Over the past few years, the trade finance landscape has been characterized by the emergence of new technologies and tech-driven platforms. This trend is likely to continue as banks look for solutions to digitize trade finance while opening up for collaboration with fintechs to address their clients’ requirements.
Like many other banks, DBS collaborates with fintechs, and in doing so, it applies a framework called POC – participate, orchestrate, co-create. “We are absolutely open for collaboration and partnership with fintechs,” Sriram Muthukrishnan, group head, trade product management in global transaction services at DBS, told The Asset. “We do not regard them as competition. In fact, in some ways, we regard ourselves as a fintech rather than a bank – that makes it easier.”
Depending on the size of the fintech or the platform, DBS decides on how it can work with them.
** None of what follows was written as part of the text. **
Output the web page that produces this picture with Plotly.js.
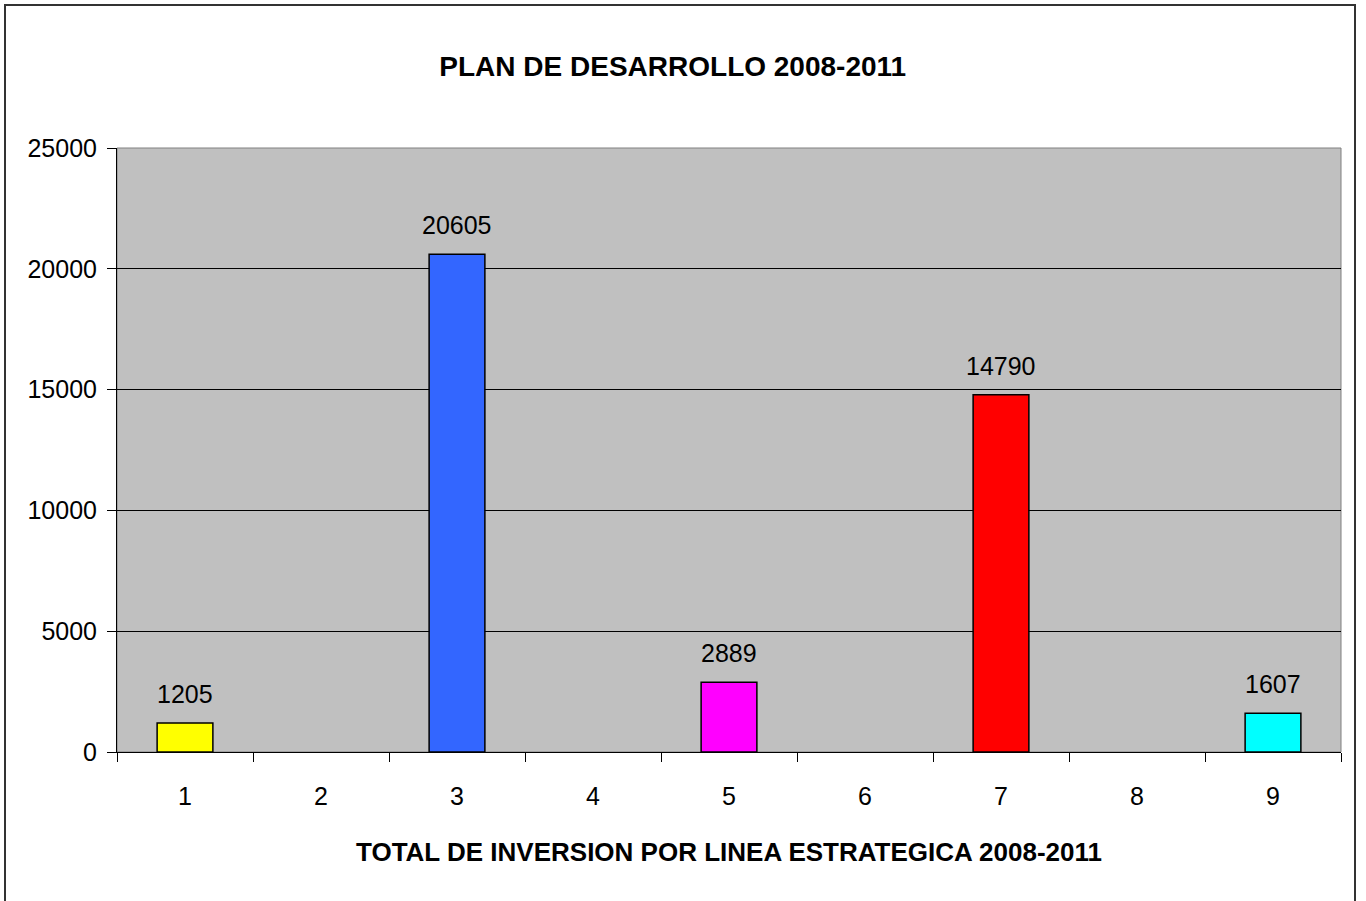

In some cases, DBS may participate as a financier, although the collaboration often goes further than merely being a funding provider.
DBS may also orchestrate or co-create solutions directly with clients or work with a fintech to service its clients. “The one thing that we always ask fintechs is – do not just come with an abstract idea, think about the customers and the customer solutions to deploy. That is the key for us,” says Muthukrishnan.
An example of the POC process was DBS’ participation in the LiquidX network when it successfully completed a primary receivables transaction with one of its relationship clients. LiquidX is the global network for illiquid assets, providing an efficient and flexible platform for participants to transact across trade finance, working capital and trade credit insurance asset classes.
“There are customers who want to make sure that they can access the market for their receivable financing requirements, but sometimes they no longer want to work with a single player,” Muthukrishnan points out. “They want to maximize their reach of various financiers, make their trade assets more liquid and get the best possible bids quickly and generate cash.”
In December last year, DBS announced its partnership with one of China’s largest automotive logistics companies, China Capital Logistic Company, and blockchain provider, Wanxiang Blockchain, to launch an automotive blockchain platform that connects car manufacturers, exporters, logistics carriers and car dealerships. The blockchain platform facilitates integrated trade financing from DBS, giving participants easy access to finance on-the-go.
In working with Wanxiang, DBS brings players into the blockchain platform that Wanxiang has created. Citing a particular solution that enables the successful delivery of a fleet of automobiles across China using a small fleet of haulers and individual truck owners, it demonstrates how using blockchain not only solves real business problems, but also enables financial inclusion, whether it is SMEs or micro SMEs, which benefit from the technology.
India fintech collaboration
Over in India, DBS has forged a strategic partnership with a fintech called Priority Vendor. An online discounting platform, Priority Vendor provides working capital solutions to corporates and their suppliers of raw materials, packing materials, transportation and other services to unlock value from the existing supply chain.
In collaborating with Priority Vendor, DBS was able to quickly ramp up its offering to small suppliers in a supply chain finance programme across India. Priority Vendor was able to onboard the suppliers into the platform that it created and DBS was able to utilize the data to provide the competitively priced financing to the SME participants.
DBS is open to collaborating with all kinds of fintechs. “Even if it is a smaller fintech, but is able to provide an innovative solution to a large corporate or set of corporates, we will collaborate with them to help digitize our customers’ journey,” says Muthukrishnan.
In terms of sectors, DBS is keen to work with growth industries which have greater emphasis towards automation or digitization such as TMT, commodities, healthcare and automotive industries. These are the types of industries that DBS is adopting or trying to find solutions for in different ways.
With banks wanting to digitize since trade finance has been mired in using paper for so long and corporates always looking for new solutions, the collaborative efforts between banks and fintechs will continue, according to Muthukrishnan. “The whole approach of using digital onboarding, digital documentation and e-signature or contract – this is absolutely the right move,” he adds
The problem, though, lies in the regulatory environment. Not all countries are on the same page, so to speak. Muthukrishnan explains: “If you want to launch e-signatures for customers on a regional basis, you have to think how are you going to do it in India, in Indonesia and in China. This is the area where regulators can help by aligning the standards.”
DBS engages with a lot of regulators, who are keen to discuss in terms of what can be done to digitize the trade flow and how the bank can provide financing to smaller trade finance participants.
“You would have heard about the Asian Development Bank estimate about the huge US$1.5 trillion trade finance gap globally and the challenges faced by SMEs. The regulators are happy to hear new ideas on how we can plug the gap. Digitalization is one way to do it,” says Muthukrishnan.
Amid the continuing trend for tech-driven ecosystem in trade finance, there are expectations of consolidation in the fintech sector. As Muthukrishnan points out, there are so many fintechs coming up and what people sometimes find is they are centered around just one good idea.